Een andere abbé ondertusschen (terloops gezegd: verwonder u niet, dat gij in deze branche zooveel abbé's ontmoet en herinner u dat Mozes, die met zijn staf op de rots sloeg, waarschijnlijk de eerste roedewichelaar was...) een ander abbé dus doet nog verbluffender mededeelingen. Het is niemand minder dan de reeds lang vermaarde Abbé Moreux, directeur van het observatorium te Bourges, die bericht dat een zijner correspondenten door middel van den hazelaartak contact gekregen heeft met de maanbewoners. Precies twee uren voordat Selene den Parijschen meridiaan passeert en zich op 30° Oosterlengte bevindt, op het moment bijgevolg, dat de Seleniet de grootste strook vasteland bestrijkt (Rusland en Afrika) heeft de roede van deze waarnemer regelmatige schokken geregistreerd, welke door een tusschenruimte van ongeveer zes seconden gescheiden waren. Een eerste appèl gaf een reeks stooten, welke overeenstemden met de getallen 3, 4 en 5. Een tweede signaal seinde de cijfers 9, 16 en 25.
Het is zonneklaar voor onzen geleerden astronoom, dat deze getallen gewild zijn, want de tweede serie herhaalt de eerste in het kwadraat. Alleen een andere Abbé Moreux, die ergens op de Maan een sterrenwacht bestuurt, kan zoo zijn cijfers rangschikken. Zij bewijzen, dat hij niet enkel de rekenkunde kent, maar ook de meetkunde. Zij drukken den eenvoudigsten der rechthoekige driehoeken uit (hij had erbij kunnen voegen: de eenvoudigste der muzikale intervallen, terts, kwart en kwint) en demonstreeren in de lapidairste termen het beroemde theorema van Pythagoras, dat luidt: de som der vierkanten op de rechthoekszijden van een rechthoekigen driehoek is gelijk aan het vierkant op de schuine zijde. 3 maal 3 is 9; 4 maal 4 is 16; 9 plus 16 is 25. Het vierkant der hypotenusa: quod erat demonstrandum.
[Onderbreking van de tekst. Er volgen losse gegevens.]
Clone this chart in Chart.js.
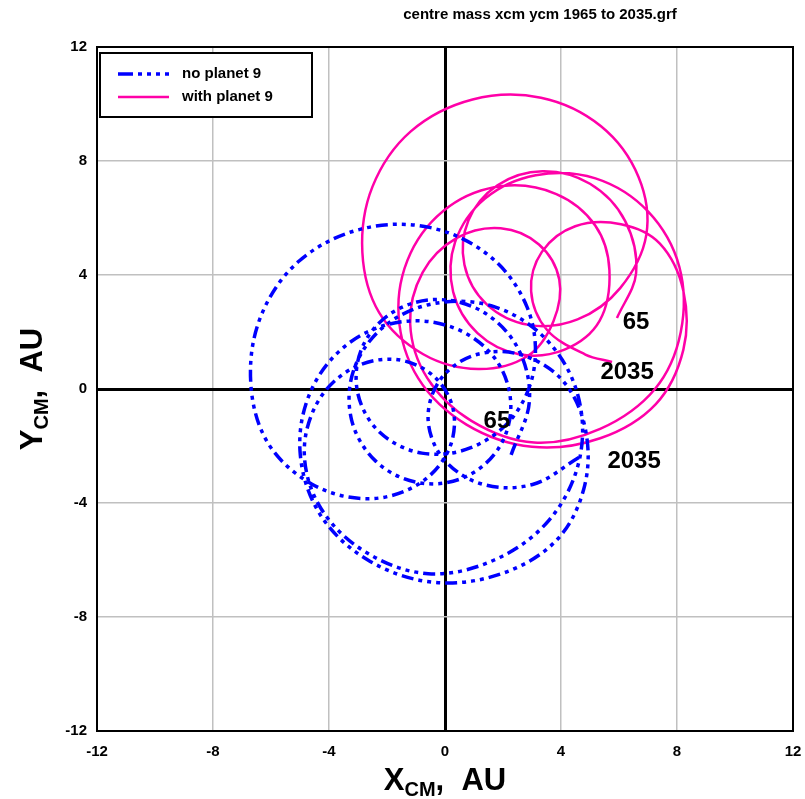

Ik weet niet meer welke excentriek eertijds het plan opperde om op een effen vlakte van Siberië of van de Sahara in reusachtige afmetingen het schema te construeeren van een dergelijk theorema, om zoodoende aan de hemelingen kenbaar te maken dat de Aarde bewoond is door verstandelijke wezens. De Selenieten zijn ons vóór geweest. Abbé Moreux zegt niet met welke apparaten zij de communicatie bewerkstelligden, die door de roede werd opgevangen. Als consciëntieus geleerde raadt hij den wichelaars, om de bovenaardsche berichten te controleeren. Maar hij gelooft aan de magie van stok en slinger, die onze volmaaktste draadlooze posten in gevoeligheid oneindig overtreffen. En wie zou durven twijfelen aan de toekomst der radiësthesie, wanneer men een wetenschap zoo radieus ziet debuteeren?